◆ MATERIAL SHOWN ◆
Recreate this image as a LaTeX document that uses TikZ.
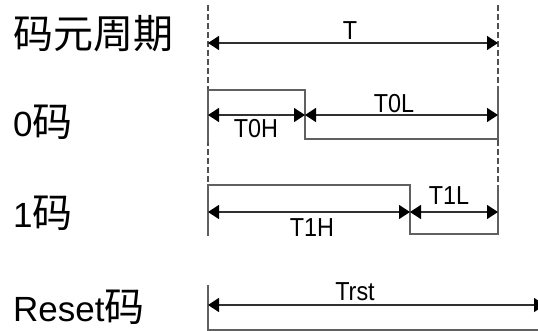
==
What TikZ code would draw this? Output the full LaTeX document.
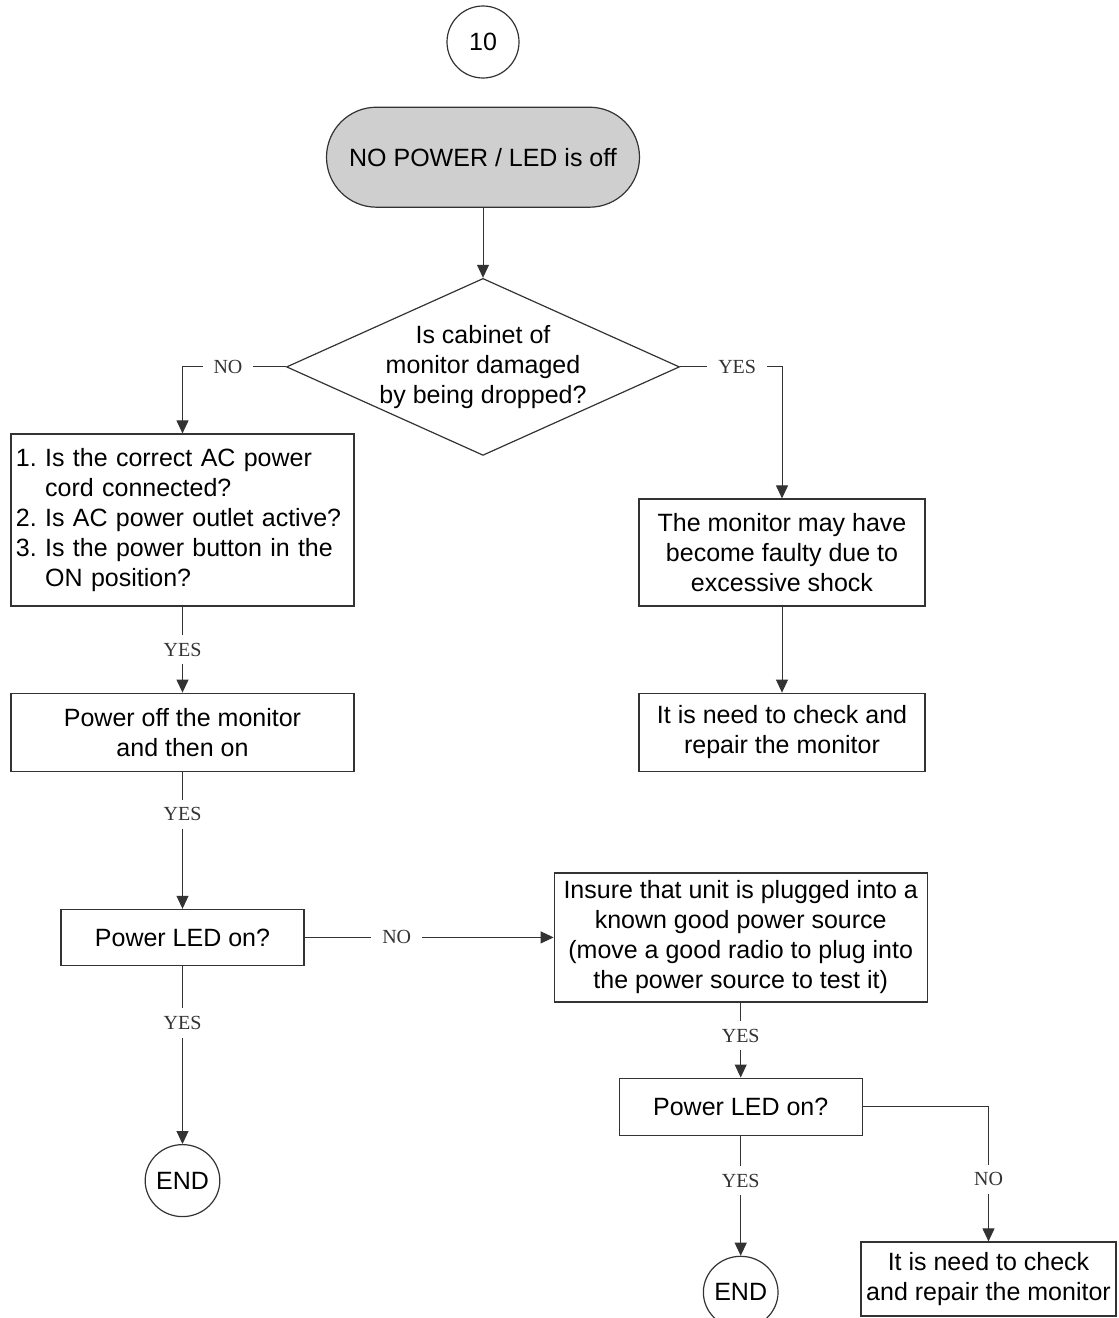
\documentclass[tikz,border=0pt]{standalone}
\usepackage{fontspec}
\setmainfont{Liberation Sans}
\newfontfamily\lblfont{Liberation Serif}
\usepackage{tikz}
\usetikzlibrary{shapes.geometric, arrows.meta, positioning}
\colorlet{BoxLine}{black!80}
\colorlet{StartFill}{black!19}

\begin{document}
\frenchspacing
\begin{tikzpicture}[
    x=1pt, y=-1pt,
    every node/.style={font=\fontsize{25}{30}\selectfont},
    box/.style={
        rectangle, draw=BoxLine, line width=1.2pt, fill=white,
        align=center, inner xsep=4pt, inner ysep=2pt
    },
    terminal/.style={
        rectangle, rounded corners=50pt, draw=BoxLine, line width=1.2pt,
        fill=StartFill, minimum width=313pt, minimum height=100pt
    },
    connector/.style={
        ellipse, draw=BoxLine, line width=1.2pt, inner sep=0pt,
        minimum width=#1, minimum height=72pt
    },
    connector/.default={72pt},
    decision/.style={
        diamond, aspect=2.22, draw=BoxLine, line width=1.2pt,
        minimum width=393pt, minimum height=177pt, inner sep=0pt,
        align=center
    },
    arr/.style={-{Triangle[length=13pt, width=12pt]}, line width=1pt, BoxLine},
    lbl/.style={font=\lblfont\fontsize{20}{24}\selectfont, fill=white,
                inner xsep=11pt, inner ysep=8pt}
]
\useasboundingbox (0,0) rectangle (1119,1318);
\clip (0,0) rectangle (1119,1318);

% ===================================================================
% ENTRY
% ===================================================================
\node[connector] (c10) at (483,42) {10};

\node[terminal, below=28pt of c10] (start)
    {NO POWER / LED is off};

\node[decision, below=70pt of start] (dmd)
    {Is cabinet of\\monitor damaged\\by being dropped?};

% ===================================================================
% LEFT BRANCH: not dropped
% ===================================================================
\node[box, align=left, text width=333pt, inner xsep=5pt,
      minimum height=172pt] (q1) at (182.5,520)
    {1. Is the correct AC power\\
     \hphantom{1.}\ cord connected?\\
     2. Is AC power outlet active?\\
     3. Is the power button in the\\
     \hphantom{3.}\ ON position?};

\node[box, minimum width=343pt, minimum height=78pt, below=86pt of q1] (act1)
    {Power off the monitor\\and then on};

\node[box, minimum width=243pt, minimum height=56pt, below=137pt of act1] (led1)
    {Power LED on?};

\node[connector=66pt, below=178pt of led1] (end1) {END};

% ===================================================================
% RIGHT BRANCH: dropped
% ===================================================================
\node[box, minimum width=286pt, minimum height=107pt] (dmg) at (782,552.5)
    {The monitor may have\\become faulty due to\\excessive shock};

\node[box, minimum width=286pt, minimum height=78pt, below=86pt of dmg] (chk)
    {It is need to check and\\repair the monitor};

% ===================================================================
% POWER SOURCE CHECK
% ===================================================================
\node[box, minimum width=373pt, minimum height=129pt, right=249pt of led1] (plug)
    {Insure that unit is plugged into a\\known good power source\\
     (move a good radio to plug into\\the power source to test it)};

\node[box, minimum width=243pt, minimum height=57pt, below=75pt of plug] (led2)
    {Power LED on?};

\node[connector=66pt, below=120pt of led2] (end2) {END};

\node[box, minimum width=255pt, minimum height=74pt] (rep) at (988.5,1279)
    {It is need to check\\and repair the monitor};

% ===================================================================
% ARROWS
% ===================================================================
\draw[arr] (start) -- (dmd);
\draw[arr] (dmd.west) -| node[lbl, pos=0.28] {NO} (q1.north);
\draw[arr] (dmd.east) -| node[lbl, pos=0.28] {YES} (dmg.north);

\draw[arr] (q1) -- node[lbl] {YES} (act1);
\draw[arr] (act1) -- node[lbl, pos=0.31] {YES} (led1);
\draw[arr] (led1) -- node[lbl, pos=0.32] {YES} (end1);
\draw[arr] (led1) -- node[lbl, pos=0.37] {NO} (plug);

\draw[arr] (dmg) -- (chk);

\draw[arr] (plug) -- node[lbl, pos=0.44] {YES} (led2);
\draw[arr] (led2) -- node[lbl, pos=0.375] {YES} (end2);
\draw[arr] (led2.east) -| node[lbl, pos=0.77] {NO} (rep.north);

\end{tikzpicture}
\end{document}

◆ TASK ◆
Show all lines from the listing above in which "that" appears.

◆ WRITTEN ANSWER ◆
Recreate this image as a LaTeX document that uses TikZ.
    {Insure that unit is plugged into a\\known good power source\\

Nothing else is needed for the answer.